The evaluation of machining performances and surface roughness of TZM-molybdenum superalloy processed by silicon carbide powder mixed EDM process using RSM and ANOVA

In the present era, the concept of Industry 4.0 plays a significant part in improving the efficiency, quality, and utilization of resources by automation and enabling intelligent operations in manufacturing processes. As a result, there is a requirement to develop an environment that improves efficiency as well as quality in order to accomplish net zero in manufacturing. The objective of powder mixed electric discharge machining (PMEDM) is to enhance the quality of the surface and machining efficiency of traditional electrical discharge machining.

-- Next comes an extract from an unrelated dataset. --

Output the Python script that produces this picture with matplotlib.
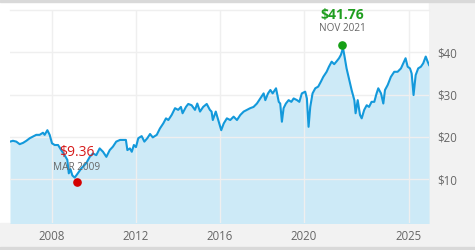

The PMEDM method was applied to TZM-molybdenum superalloy in the present investigation by incorporating silicon carbide particles into the dielectric medium. Powder concentration, peak current, pulse on time, pulse off time, and gap voltage were the considered input variables for the investigation. The impacts of the input variables on the surface of the specimen's roughness and the rate of material removal (MRR) were examined. The experiment model was built using response surface methodology. To find out if the input factors were significant with regard to each response, an analysis of variance (ANOVA) was performed. Powder concentration, pulse current, gap voltage, and pulse on time are found to be the important input variables for both surface roughness and MRR based on ANOVA analysis.